REQUIREMENT
Faithfully return all lines, omitting every embedded picture.

────

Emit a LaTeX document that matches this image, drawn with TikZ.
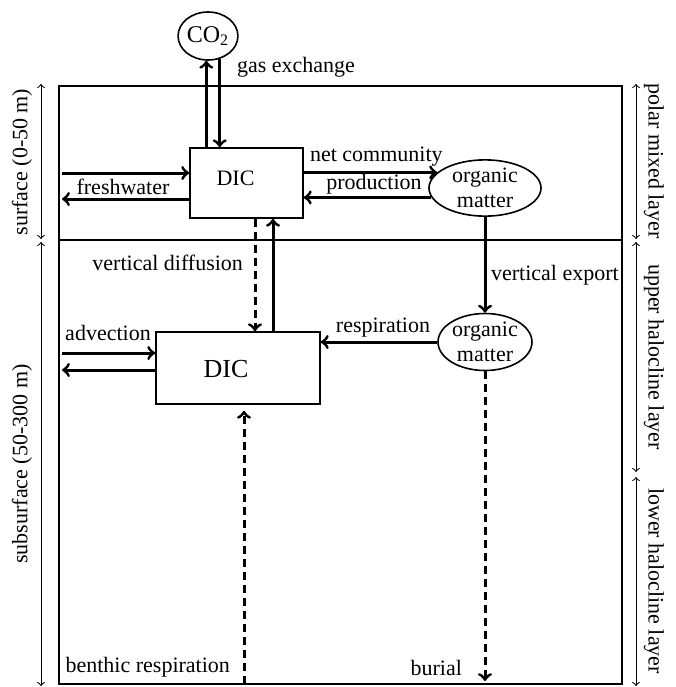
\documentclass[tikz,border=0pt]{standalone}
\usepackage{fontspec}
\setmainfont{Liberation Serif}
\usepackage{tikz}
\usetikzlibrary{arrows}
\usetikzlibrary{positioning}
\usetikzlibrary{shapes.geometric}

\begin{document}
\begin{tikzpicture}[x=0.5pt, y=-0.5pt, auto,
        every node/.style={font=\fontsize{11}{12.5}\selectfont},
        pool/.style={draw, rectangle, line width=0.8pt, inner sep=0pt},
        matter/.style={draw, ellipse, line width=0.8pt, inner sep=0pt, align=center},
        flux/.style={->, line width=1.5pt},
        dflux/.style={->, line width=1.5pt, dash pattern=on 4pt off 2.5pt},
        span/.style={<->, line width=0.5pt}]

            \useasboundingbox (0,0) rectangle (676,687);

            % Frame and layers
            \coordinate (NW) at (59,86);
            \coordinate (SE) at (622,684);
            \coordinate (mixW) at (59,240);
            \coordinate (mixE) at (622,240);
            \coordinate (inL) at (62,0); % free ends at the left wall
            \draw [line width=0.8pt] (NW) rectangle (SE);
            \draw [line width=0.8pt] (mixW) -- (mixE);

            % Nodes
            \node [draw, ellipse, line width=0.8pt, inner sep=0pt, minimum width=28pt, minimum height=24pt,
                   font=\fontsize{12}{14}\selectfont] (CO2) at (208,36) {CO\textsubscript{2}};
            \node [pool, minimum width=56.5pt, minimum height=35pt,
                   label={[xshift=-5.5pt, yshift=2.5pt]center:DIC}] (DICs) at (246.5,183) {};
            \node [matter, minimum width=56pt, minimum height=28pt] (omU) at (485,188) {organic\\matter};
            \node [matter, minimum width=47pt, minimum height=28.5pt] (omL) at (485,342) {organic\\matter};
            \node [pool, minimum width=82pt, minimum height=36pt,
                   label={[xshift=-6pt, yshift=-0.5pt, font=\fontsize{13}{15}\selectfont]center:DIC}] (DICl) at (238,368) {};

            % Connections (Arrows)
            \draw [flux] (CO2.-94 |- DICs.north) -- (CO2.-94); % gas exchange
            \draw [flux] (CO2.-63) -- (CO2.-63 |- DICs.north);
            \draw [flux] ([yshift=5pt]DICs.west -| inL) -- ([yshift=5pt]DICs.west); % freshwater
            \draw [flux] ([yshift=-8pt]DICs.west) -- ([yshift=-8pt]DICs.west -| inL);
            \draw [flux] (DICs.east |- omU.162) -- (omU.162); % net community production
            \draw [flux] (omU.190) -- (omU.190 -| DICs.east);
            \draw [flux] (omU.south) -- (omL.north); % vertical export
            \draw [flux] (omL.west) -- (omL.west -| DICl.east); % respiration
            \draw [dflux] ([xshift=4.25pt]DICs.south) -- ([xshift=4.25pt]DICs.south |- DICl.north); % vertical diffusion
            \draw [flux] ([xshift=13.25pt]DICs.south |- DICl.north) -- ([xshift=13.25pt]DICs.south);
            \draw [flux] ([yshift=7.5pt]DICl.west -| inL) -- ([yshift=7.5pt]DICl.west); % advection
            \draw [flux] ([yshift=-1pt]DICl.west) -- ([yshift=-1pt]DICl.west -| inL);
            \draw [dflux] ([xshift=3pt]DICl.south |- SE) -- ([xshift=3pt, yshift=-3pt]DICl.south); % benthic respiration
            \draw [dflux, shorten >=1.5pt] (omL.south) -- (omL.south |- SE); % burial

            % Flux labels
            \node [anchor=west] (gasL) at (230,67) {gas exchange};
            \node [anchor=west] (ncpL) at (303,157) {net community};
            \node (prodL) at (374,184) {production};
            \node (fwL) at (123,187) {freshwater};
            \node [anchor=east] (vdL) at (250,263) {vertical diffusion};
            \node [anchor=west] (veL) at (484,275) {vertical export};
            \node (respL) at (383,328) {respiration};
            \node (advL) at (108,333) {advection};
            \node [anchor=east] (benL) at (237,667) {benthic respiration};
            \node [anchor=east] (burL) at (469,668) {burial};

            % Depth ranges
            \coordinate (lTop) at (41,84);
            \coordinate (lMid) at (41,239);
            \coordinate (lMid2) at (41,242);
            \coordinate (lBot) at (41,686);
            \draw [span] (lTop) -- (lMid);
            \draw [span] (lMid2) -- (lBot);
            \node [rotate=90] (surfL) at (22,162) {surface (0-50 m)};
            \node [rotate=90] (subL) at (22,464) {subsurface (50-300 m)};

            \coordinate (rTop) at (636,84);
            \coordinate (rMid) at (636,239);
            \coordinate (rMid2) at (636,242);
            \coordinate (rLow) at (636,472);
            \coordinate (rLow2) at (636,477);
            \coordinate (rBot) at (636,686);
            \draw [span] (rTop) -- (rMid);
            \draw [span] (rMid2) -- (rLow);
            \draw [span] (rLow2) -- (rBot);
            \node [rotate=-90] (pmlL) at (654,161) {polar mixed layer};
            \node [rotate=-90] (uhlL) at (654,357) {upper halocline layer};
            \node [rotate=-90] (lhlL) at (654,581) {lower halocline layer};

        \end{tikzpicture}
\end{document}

────

FINISHED TASK
Emit a LaTeX document that matches this image, drawn with TikZ.
\documentclass[tikz,border=0pt]{standalone}
\usepackage{fontspec}
\setmainfont{Liberation Serif}
\usepackage{tikz}
\usetikzlibrary{arrows}
\usetikzlibrary{positioning}
\usetikzlibrary{shapes.geometric}

\begin{document}
\begin{tikzpicture}[x=0.5pt, y=-0.5pt, auto,
        every node/.style={font=\fontsize{11}{12.5}\selectfont},
        pool/.style={draw, rectangle, line width=0.8pt, inner sep=0pt},
        matter/.style={draw, ellipse, line width=0.8pt, inner sep=0pt, align=center},
        flux/.style={->, line width=1.5pt},
        dflux/.style={->, line width=1.5pt, dash pattern=on 4pt off 2.5pt},
        span/.style={<->, line width=0.5pt}]

            \useasboundingbox (0,0) rectangle (676,687);

            % Frame and layers
            \coordinate (NW) at (59,86);
            \coordinate (SE) at (622,684);
            \coordinate (mixW) at (59,240);
            \coordinate (mixE) at (622,240);
            \coordinate (inL) at (62,0); % free ends at the left wall
            \draw [line width=0.8pt] (NW) rectangle (SE);
            \draw [line width=0.8pt] (mixW) -- (mixE);

            % Nodes
            \node [draw, ellipse, line width=0.8pt, inner sep=0pt, minimum width=28pt, minimum height=24pt,
                   font=\fontsize{12}{14}\selectfont] (CO2) at (208,36) {CO\textsubscript{2}};
            \node [pool, minimum width=56.5pt, minimum height=35pt,
                   label={[xshift=-5.5pt, yshift=2.5pt]center:DIC}] (DICs) at (246.5,183) {};
            \node [matter, minimum width=56pt, minimum height=28pt] (omU) at (485,188) {organic\\matter};
            \node [matter, minimum width=47pt, minimum height=28.5pt] (omL) at (485,342) {organic\\matter};
            \node [pool, minimum width=82pt, minimum height=36pt,
                   label={[xshift=-6pt, yshift=-0.5pt, font=\fontsize{13}{15}\selectfont]center:DIC}] (DICl) at (238,368) {};

            % Connections (Arrows)
            \draw [flux] (CO2.-94 |- DICs.north) -- (CO2.-94); % gas exchange
            \draw [flux] (CO2.-63) -- (CO2.-63 |- DICs.north);
            \draw [flux] ([yshift=5pt]DICs.west -| inL) -- ([yshift=5pt]DICs.west); % freshwater
            \draw [flux] ([yshift=-8pt]DICs.west) -- ([yshift=-8pt]DICs.west -| inL);
            \draw [flux] (DICs.east |- omU.162) -- (omU.162); % net community production
            \draw [flux] (omU.190) -- (omU.190 -| DICs.east);
            \draw [flux] (omU.south) -- (omL.north); % vertical export
            \draw [flux] (omL.west) -- (omL.west -| DICl.east); % respiration
            \draw [dflux] ([xshift=4.25pt]DICs.south) -- ([xshift=4.25pt]DICs.south |- DICl.north); % vertical diffusion
            \draw [flux] ([xshift=13.25pt]DICs.south |- DICl.north) -- ([xshift=13.25pt]DICs.south);
            \draw [flux] ([yshift=7.5pt]DICl.west -| inL) -- ([yshift=7.5pt]DICl.west); % advection
            \draw [flux] ([yshift=-1pt]DICl.west) -- ([yshift=-1pt]DICl.west -| inL);
            \draw [dflux] ([xshift=3pt]DICl.south |- SE) -- ([xshift=3pt, yshift=-3pt]DICl.south); % benthic respiration
            \draw [dflux, shorten >=1.5pt] (omL.south) -- (omL.south |- SE); % burial

            % Flux labels
            \node [anchor=west] (gasL) at (230,67) {gas exchange};
            \node [anchor=west] (ncpL) at (303,157) {net community};
            \node (prodL) at (374,184) {production};
            \node (fwL) at (123,187) {freshwater};
            \node [anchor=east] (vdL) at (250,263) {vertical diffusion};
            \node [anchor=west] (veL) at (484,275) {vertical export};
            \node (respL) at (383,328) {respiration};
            \node (advL) at (108,333) {advection};
            \node [anchor=east] (benL) at (237,667) {benthic respiration};
            \node [anchor=east] (burL) at (469,668) {burial};

            % Depth ranges
            \coordinate (lTop) at (41,84);
            \coordinate (lMid) at (41,239);
            \coordinate (lMid2) at (41,242);
            \coordinate (lBot) at (41,686);
            \draw [span] (lTop) -- (lMid);
            \draw [span] (lMid2) -- (lBot);
            \node [rotate=90] (surfL) at (22,162) {surface (0-50 m)};
            \node [rotate=90] (subL) at (22,464) {subsurface (50-300 m)};

            \coordinate (rTop) at (636,84);
            \coordinate (rMid) at (636,239);
            \coordinate (rMid2) at (636,242);
            \coordinate (rLow) at (636,472);
            \coordinate (rLow2) at (636,477);
            \coordinate (rBot) at (636,686);
            \draw [span] (rTop) -- (rMid);
            \draw [span] (rMid2) -- (rLow);
            \draw [span] (rLow2) -- (rBot);
            \node [rotate=-90] (pmlL) at (654,161) {polar mixed layer};
            \node [rotate=-90] (uhlL) at (654,357) {upper halocline layer};
            \node [rotate=-90] (lhlL) at (654,581) {lower halocline layer};

        \end{tikzpicture}
\end{document}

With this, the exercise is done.